Newsletter February 2022: A step forward in loco-regional anaesthesia safety

Marc Giménez-Milà MD, PhD, EDAIC, EDIC. Consultant in Anaesthesia and Intensive Care. Hospital CLINIC de Barcelona.


We would certainly agree that clinical experiences encountered throughout specialist training are imprinted in our own memory. In my case, one of these moments was the diagnosis of an epidural haematoma in a patient with an epidural catheter for postoperative analgesia. Following accidental epidural catheter removal, the patient developed paraplegia which led to clinical suspicion that was, unfortunately, confirmed by emergent Magnetic Resonance Imaging. Although relatively rare, with an incidence of 1 in 168000 in obstetrics, an epidural haematoma is accompanied by severe neurological disability despite prompt diagnosis and treatment (1). A devastating complication, which is precisely one of the motivations of the recently published guidelines in EJA this February by Kietaibl S et al (2) in a combined effort from ESAIC and ESRA. In the following text, we will try not to reveal all findings while we expose the headlines of selected recommendations on the performance of regional anaesthesia in patients taking antithrombotic drugs. In any case, we would like to have the full article marked as a reference text for all clinical anaesthesiologists, especially those practising loco-regional anaesthesia.

The ambitious plan to go beyond time interval recommendations before and after regional technique or catheter removal in order to reduce the risk of haematoma in patients taking antithrombotic agents (3) is well articulated with the proposed final 40 recommendations. The authors analyse whether the time interval should be modified according to different settings, which include prophylactic and therapeutic dosing of antithrombotic drugs, combinations of drugs, assessment of bleeding risk scores, drug measurements and ultrasound guidance to perform the block.

The panel of experts disclose that recommendations are mostly based on clinical studies with limitations in number and quality with a relatively low grade of evidence. A wide range of studies was included comprising randomised trials, retrospective studies and case reports on surgical and obstetric patients older than 16 with a total of 212 references.

Blocks are classified according to bleeding risk in 2 groups: neuroaxial / deep nerve blocks, and a second one with all superficial nerve blocks that are considered to be compressible and unlikely to be complicated with haematoma. The first group of blocks (i.e. epidural, thoracic paravertebral, psoas compartment, deep cervical plexus) need a specific time interval relative to each antiplatelet and anticoagulant drug. These recommendations are mainly based on pharmacokinetic parameters such as t1/2; for low dose drugs twice t1/2 are recommended while high dose drugs 4 to 5 times t1/2 are encouraged. However, these time intervals can vary according to renal function and for an eventual traumatic puncture. The use of ultrasound to perform the blocks was not considered a reason to modify time intervals.
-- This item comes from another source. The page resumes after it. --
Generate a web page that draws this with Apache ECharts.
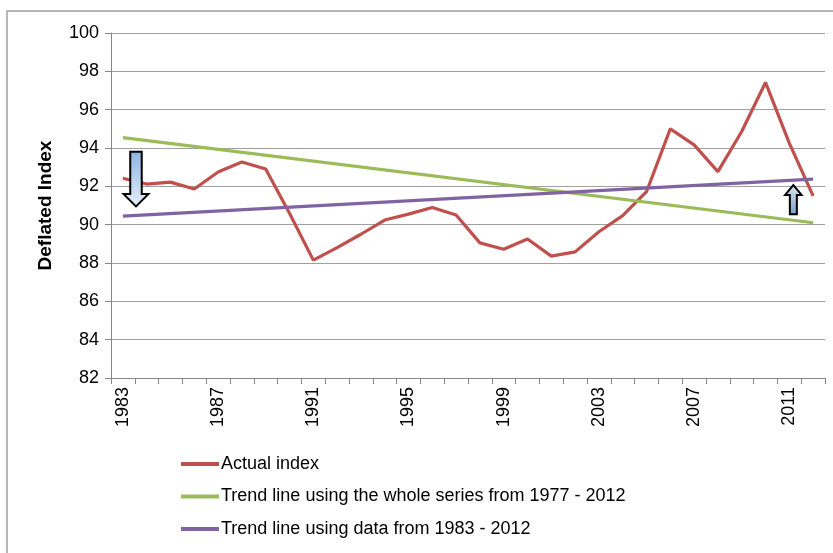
<!DOCTYPE html>
<html>
<head>
<meta charset="utf-8">
<script src="https://cdn.jsdelivr.net/npm/echarts@6/dist/echarts.min.js"></script>
<style>
  html, body { margin: 0; padding: 0; background: #ffffff; }
  #chart { width: 833px; height: 553px; }
</style>
</head>
<body>
<div id="chart"></div>
<script>
// Years shown on the category axis
const years = ['1983','1984','1985','1986','1987','1988','1989','1990','1991','1992',
               '1993','1994','1995','1996','1997','1998','1999','2000','2001','2002',
               '2003','2004','2005','2006','2007','2008','2009','2010','2011','2012'];

// Deflated index, one value per year
const actualIndex = [92.42, 92.12, 92.22, 91.86, 92.75, 93.27, 92.9, 90.6, 88.15, 88.8,
                     89.5, 90.24, 90.55, 90.9, 90.5, 89.05, 88.72, 89.25, 88.36, 88.58,
                     89.63, 90.47, 91.72, 95.0, 94.16, 92.77, 94.86, 97.42, 94.25, 91.5];

// Straight trend lines: value at the first and last year
const trendWholeYears = ['1983', '2012'];
const trendWholeValues = [94.54, 90.1];
const trend8312Years = ['1983', '2012'];
const trend8312Values = [90.45, 92.38];

const seriesNames = ['Actual index',
                     'Trend line using the whole series from 1977 - 2012',
                     'Trend line using data from 1983 - 2012'];

const FONT = 'Liberation Sans, Arial, sans-serif';
const RED = '#C0504D', GREEN = '#9BBB59', PURPLE = '#8064A2';

const chart = echarts.init(document.getElementById('chart'), null, { renderer: 'canvas' });

const pairs = (xs, ys) => xs.map((x, i) => [x, ys[i]]);

chart.setOption({
  animation: false,
  backgroundColor: '#ffffff',
  grid: { left: 111, right: 8, top: 33, bottom: 175 },
  xAxis: {
    type: 'category',
    data: years,
    boundaryGap: true,
    axisLine: { lineStyle: { color: '#868686', width: 1 } },
    axisTick: { show: true, interval: 0, length: 6, lineStyle: { color: '#868686' } },
    axisLabel: { interval: 3, rotate: 90, margin: 9, color: '#000', fontFamily: FONT, fontSize: 18 },
    splitLine: { show: false }
  },
  yAxis: {
    type: 'value',
    min: 82, max: 100, interval: 2,
    name: 'Deflated Index',
    nameLocation: 'middle',
    nameGap: 56,
    nameTextStyle: { fontFamily: FONT, fontSize: 19, fontWeight: 'bold', color: '#000' },
    axisLine: { show: true, lineStyle: { color: '#868686', width: 1 } },
    axisTick: { show: true, length: 6, lineStyle: { color: '#868686' } },
    axisLabel: { margin: 12, color: '#000', fontFamily: FONT, fontSize: 18 },
    splitLine: { lineStyle: { color: '#a0a0a0', width: 1 } }
  },
  legend: {
    orient: 'vertical',
    left: 176, top: 450,
    icon: 'rect',
    itemWidth: 38, itemHeight: 4,
    itemGap: 14.5,
    textStyle: { fontFamily: FONT, fontSize: 18, color: '#000', lineHeight: 18, padding: [0, 0, 0, -3] },
    data: seriesNames
  },
  series: [
    {
      name: seriesNames[0], type: 'line', data: actualIndex,
      symbol: 'none', color: RED,
      lineStyle: { color: RED, width: 3.2 }
    },
    {
      name: seriesNames[1], type: 'line', data: pairs(trendWholeYears, trendWholeValues),
      symbol: 'none', color: GREEN,
      lineStyle: { color: GREEN, width: 3.2 }
    },
    {
      name: seriesNames[2], type: 'line', data: pairs(trend8312Years, trend8312Values),
      symbol: 'none', color: PURPLE,
      lineStyle: { color: PURPLE, width: 3.2 }
    }
  ]
});

// Block arrows placed in data space (fractional category index, value)
function px(idx, val) {
  const x0 = chart.convertToPixel({ xAxisIndex: 0 }, 0);
  const x1 = chart.convertToPixel({ xAxisIndex: 0 }, 1);
  return [x0 + idx * (x1 - x0), chart.convertToPixel({ yAxisIndex: 0 }, val)];
}

function blockArrow(idx, vBase, vHead, vTip, shaftW, headW, grad) {
  const cx = px(idx, vBase)[0];
  const yb = px(idx, vBase)[1], yh = px(idx, vHead)[1], yt = px(idx, vTip)[1];
  const s = shaftW / 2, h = headW / 2;
  return {
    type: 'polygon',
    z: 100,
    shape: { points: [[cx - s, yb], [cx + s, yb], [cx + s, yh], [cx + h, yh], [cx, yt], [cx - h, yh], [cx - s, yh]] },
    style: {
      fill: new echarts.graphic.LinearGradient(0, 0, 0, 1, grad),
      stroke: '#000', lineWidth: 2, lineJoin: 'miter'
    }
  };
}

chart.setOption({
  graphic: [
    {
      // chart-area frame: left and top edges
      type: 'polyline', silent: true, z: -1,
      shape: { points: [[7, 560], [7, 11], [840, 11]] },
      style: { fill: null, stroke: '#a0a0a0', lineWidth: 1.5 }
    },
    blockArrow(0.55, 93.8, 91.6, 90.95, 11.5, 25,
      [{ offset: 0, color: '#8db3e2' }, { offset: 1, color: '#e8f0fa' }]),
    blockArrow(28.17, 90.55, 91.55, 92.07, 7, 16.5,
      [{ offset: 0, color: '#dbe5f1' }, { offset: 1, color: '#7f9fc8' }])
  ]
});
</script>
</body>
</html>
While we wait for more studies on nerve blocks with less clinical experience (Erector spinae plane, pericapsular nerve group) and direct oral anticoagulants, these guidelines will provide knowledge that can be incorporated in daily clinical practice to reduce haemorrhagic events after neuroaxial or peripheral nerve blocks.



  1. Ruppen W, Derry S, McQuay H, Moore RA: Anesthesiology. 2006, 105: 394-399.
  2. Sibylle Kietaibl, Raquel Ferrandis, Anne Godier, et al. European Journal of Anaesthesiology. DOI:10.1097/EJA.0000000000001600
  3. Nishimura RA, Otto CM, Bonow RO, et al. Circulation 2017; 135:e1159–e1195.